Appellant argues that even with the retirement plan included as marital property, the trial court abused its discretion in dividing the marital property unequally. Respondent wife received approximately 52% of the marital property while appellant was awarded about 48%. Section 452.330 requires a “just division” of the marital property, not necessarily an equal division, particularly where one party has been guilty of misconduct. In re Marriage of Arnold, 632 S.W.2d 28, 29 (Mo.App.1982); Rasmussen v. Rasmussen, 627 S.W.2d 117, 120 (Mo.App.1982). There was evidence of appellant’s misconduct relating to physical abuse of his wife. We find no abuse of discretion in the trial court’s distribution of marital property.

Finally, appellant contests the trial court’s award of $400 per month maintenance to respondent.
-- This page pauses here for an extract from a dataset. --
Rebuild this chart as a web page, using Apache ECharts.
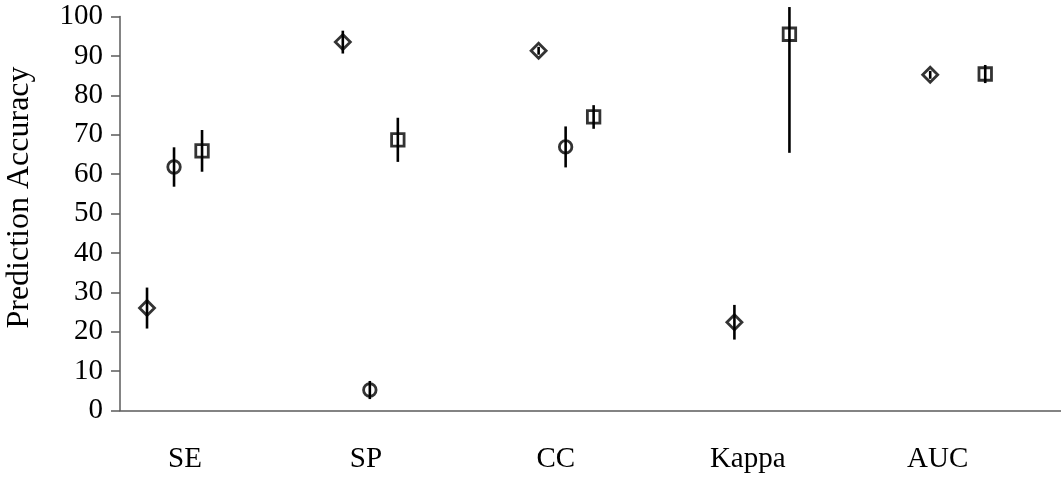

The determination of the trial court with respect to allowance and amount of spousal maintenance is discretionary, and appellate review is only to determine if the trial court has abused its discretion. Lowrey v. Lowrey, 633 S.W.2d 157, 160 (Mo.App.1982). We find no such abuse of discretion in that the award of maintenance was supported by substantial evidence. Crockett v. Crockett, 628 S.W.2d 371, 373 (Mo.App.1982).

Judgment affirmed.

CRANDALL, P.J., and REINHARD and CRIST, JJ., concur.